• [To be done] Repeat each entry exactly and drop the pictures.

Plotting code records:
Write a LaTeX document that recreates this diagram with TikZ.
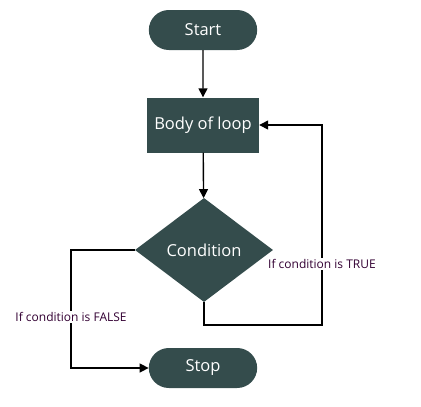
\documentclass[tikz,border=0pt]{standalone}
\usepackage{fontspec}
\setmainfont{Open Sans}
\usetikzlibrary{shapes.geometric,shapes.misc,arrows.meta}
\definecolor{boxfill}{HTML}{344C4C}
\definecolor{lblcol}{HTML}{330033}
\tikzset{
  term/.style={draw=none,fill=boxfill,rounded rectangle,minimum width=115pt,minimum height=40pt,text=white,font=\fontsize{16.5}{19}\selectfont},
  proc/.style={draw=none,fill=boxfill,rectangle,minimum width=112pt,minimum height=55pt,text=white,font=\fontsize{16.5}{19}\selectfont},
  cond/.style={draw=none,fill=boxfill,diamond,minimum width=138pt,minimum height=104pt,inner sep=0pt,text=white,font=\fontsize{16.5}{19}\selectfont},
  conn/.style={line width=1.4pt,-{Triangle[length=9pt,width=9pt]}},
  lbl/.style={fill=white,text=lblcol,inner sep=1pt,font=\fontsize{12}{14}\selectfont}
}
\begin{document}
\begin{tikzpicture}[x=1pt,y=-1pt]
\useasboundingbox (0,0) rectangle (421,407);
\node[term] (start) at (203,30) {Start};
\node[proc] (body) at (203,125) {Body of loop};
\node[cond] (cond) at (204,250) {Condition};
\node[term] (stop) at (203,368) {Stop};
\coordinate (b1) at (204,325);
\coordinate (b2) at (322,325);
\coordinate (b3) at (322,125);
\coordinate (f1) at (71,250);
\coordinate (f2) at (71,368);
\draw[conn] (start) -- (body);
\draw[conn] (body) -- (cond);
\draw[conn] (cond.south) -- (b1) -- (b2) -- (b3) -- (body.east);
\draw[conn] (cond.west) -- (f1) -- (f2) -- (stop.west);
\node[lbl] (tl) at (322,264) {If condition is TRUE};
\node[lbl] (fl) at (71,317) {If condition is FALSE};
\end{tikzpicture}
\end{document}
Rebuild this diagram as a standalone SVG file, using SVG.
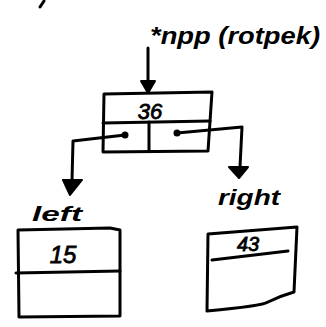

• [Solution to the problem]
Write a LaTeX document that recreates this diagram with TikZ.
\documentclass[tikz,border=0pt]{standalone}
\usepackage{fontspec}
\setmainfont{Open Sans}
\usetikzlibrary{shapes.geometric,shapes.misc,arrows.meta}
\definecolor{boxfill}{HTML}{344C4C}
\definecolor{lblcol}{HTML}{330033}
\tikzset{
  term/.style={draw=none,fill=boxfill,rounded rectangle,minimum width=115pt,minimum height=40pt,text=white,font=\fontsize{16.5}{19}\selectfont},
  proc/.style={draw=none,fill=boxfill,rectangle,minimum width=112pt,minimum height=55pt,text=white,font=\fontsize{16.5}{19}\selectfont},
  cond/.style={draw=none,fill=boxfill,diamond,minimum width=138pt,minimum height=104pt,inner sep=0pt,text=white,font=\fontsize{16.5}{19}\selectfont},
  conn/.style={line width=1.4pt,-{Triangle[length=9pt,width=9pt]}},
  lbl/.style={fill=white,text=lblcol,inner sep=1pt,font=\fontsize{12}{14}\selectfont}
}
\begin{document}
\begin{tikzpicture}[x=1pt,y=-1pt]
\useasboundingbox (0,0) rectangle (421,407);
\node[term] (start) at (203,30) {Start};
\node[proc] (body) at (203,125) {Body of loop};
\node[cond] (cond) at (204,250) {Condition};
\node[term] (stop) at (203,368) {Stop};
\coordinate (b1) at (204,325);
\coordinate (b2) at (322,325);
\coordinate (b3) at (322,125);
\coordinate (f1) at (71,250);
\coordinate (f2) at (71,368);
\draw[conn] (start) -- (body);
\draw[conn] (body) -- (cond);
\draw[conn] (cond.south) -- (b1) -- (b2) -- (b3) -- (body.east);
\draw[conn] (cond.west) -- (f1) -- (f2) -- (stop.west);
\node[lbl] (tl) at (322,264) {If condition is TRUE};
\node[lbl] (fl) at (71,317) {If condition is FALSE};
\end{tikzpicture}
\end{document}
Rebuild this diagram as a standalone SVG file, using SVG.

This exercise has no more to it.